* Task instructions
Copy out every line that contains the word "seaborn".

* Supplied material
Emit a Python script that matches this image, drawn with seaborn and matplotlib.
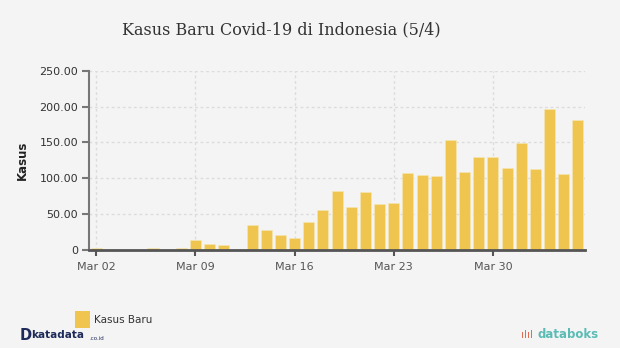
import matplotlib
matplotlib.use("Agg")
import matplotlib.pyplot as plt
import seaborn as sns
import pandas as pd
import numpy as np
from matplotlib.ticker import FixedLocator, FuncFormatter

dates = pd.date_range("2020-03-02", "2020-04-05", freq="D")
kasus_baru = [2, 0, 0, 0, 2, 0, 2, 13, 8, 7, 0, 35, 27, 21, 17, 38, 55, 82, 60, 81,
              64, 65, 107, 104, 103, 153, 109, 130, 129, 114, 149, 113, 196, 106, 181]
tick_labels = ["Mar 02", "Mar 09", "Mar 16", "Mar 23", "Mar 30"]
y_ticks = [0, 50, 100, 150, 200, 250]
title = "Kasus Baru Covid-19 di Indonesia (5/4)"
series_name = "Kasus Baru"

df = pd.DataFrame({"tanggal": dates, "kasus": kasus_baru})
df["idx"] = np.arange(len(df))

sns.set_style("white")
bg = "#f4f4f4"
fig = plt.figure(figsize=(6.2, 3.48), dpi=100, facecolor=bg)
ax = fig.add_axes([0.144, 0.2825, 0.7995, 0.5143])
ax.set_facecolor(bg)

bar_color = "#efc54f"
sns.barplot(data=df, x="idx", y="kasus", color=bar_color, saturation=1,
            width=0.78, ax=ax, native_scale=True, edgecolor="#f7e7b8", linewidth=0.4)

ax.set_xlim(-0.5, len(df) - 0.5)
ax.set_ylim(0, 250)
tick_pos = [i for i, d in enumerate(dates) if d.strftime("%b %d") in tick_labels]
ax.xaxis.set_major_locator(FixedLocator(tick_pos))
ax.set_xticklabels(tick_labels)
ax.yaxis.set_major_locator(FixedLocator(y_ticks))
ax.yaxis.set_major_formatter(FuncFormatter(lambda v, p: "0" if v == 0 else f"{v:.2f}"))

ax.grid(True, axis="both", color="#dcdcdc", linestyle=(0, (2, 2)), linewidth=1.0)
ax.set_axisbelow(True)
for s in ["top", "right"]:
    ax.spines[s].set_visible(False)
ax.spines["left"].set_color("#777777")
ax.spines["left"].set_linewidth(1.5)
ax.spines["bottom"].set_color("#555555")
ax.spines["bottom"].set_linewidth(2)
ax.spines["bottom"].set_zorder(5)

ax.tick_params(axis="x", length=4, width=1.5, color="#555555", labelsize=8,
               labelcolor="#555555", pad=5, bottom=True)
ax.tick_params(axis="y", length=5, width=1.5, color="#777777", labelsize=8,
               labelcolor="#333333", pad=3, left=True)
ax.set_xlabel("")
ax.set_ylabel("")
fig.text(22.5 / 620, 1 - 160 / 348, "Kasus", fontsize=8.5, fontweight="bold",
         color="#222222", rotation=90, ha="center", va="center")

fig.text(122 / 620, 1 - 30 / 348, title, fontsize=11.5, family="DejaVu Serif",
         color="#333333", ha="left", va="center")

# legend
fig.patches.append(plt.Rectangle((75 / 620, 1 - 328 / 348), 15 / 620, 17 / 348,
                                 transform=fig.transFigure, facecolor=bar_color,
                                 edgecolor="none"))
fig.text(94 / 620, 1 - 320 / 348, series_name, fontsize=7.5, color="#333333",
         ha="left", va="center")

# logos as text
fig.text(20 / 620, 1 - 335 / 348, "D", fontsize=10.5, fontweight="bold",
         color="#1e2a5a", ha="left", va="center")
fig.text(31 / 620, 1 - 335 / 348, "katadata", fontsize=7.5, fontweight="bold",
         color="#1e2a5a", ha="left", va="center")
fig.text(89 / 620, 1 - 338 / 348, ".co.id", fontsize=4, color="#1e2a5a",
         ha="left", va="center")
fig.text(521 / 620, 1 - 335 / 348, "ıIıl", fontsize=7.5, color="#e06b4f",
         ha="left", va="center")
fig.text(537 / 620, 1 - 335 / 348, "databoks", fontsize=8.5, fontweight="bold",
         color="#5bbcb5", ha="left", va="center")

fig.savefig("out.png", dpi=100, facecolor=bg)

* Correct result
Emit a Python script that matches this image, drawn with seaborn and matplotlib.
import seaborn as sns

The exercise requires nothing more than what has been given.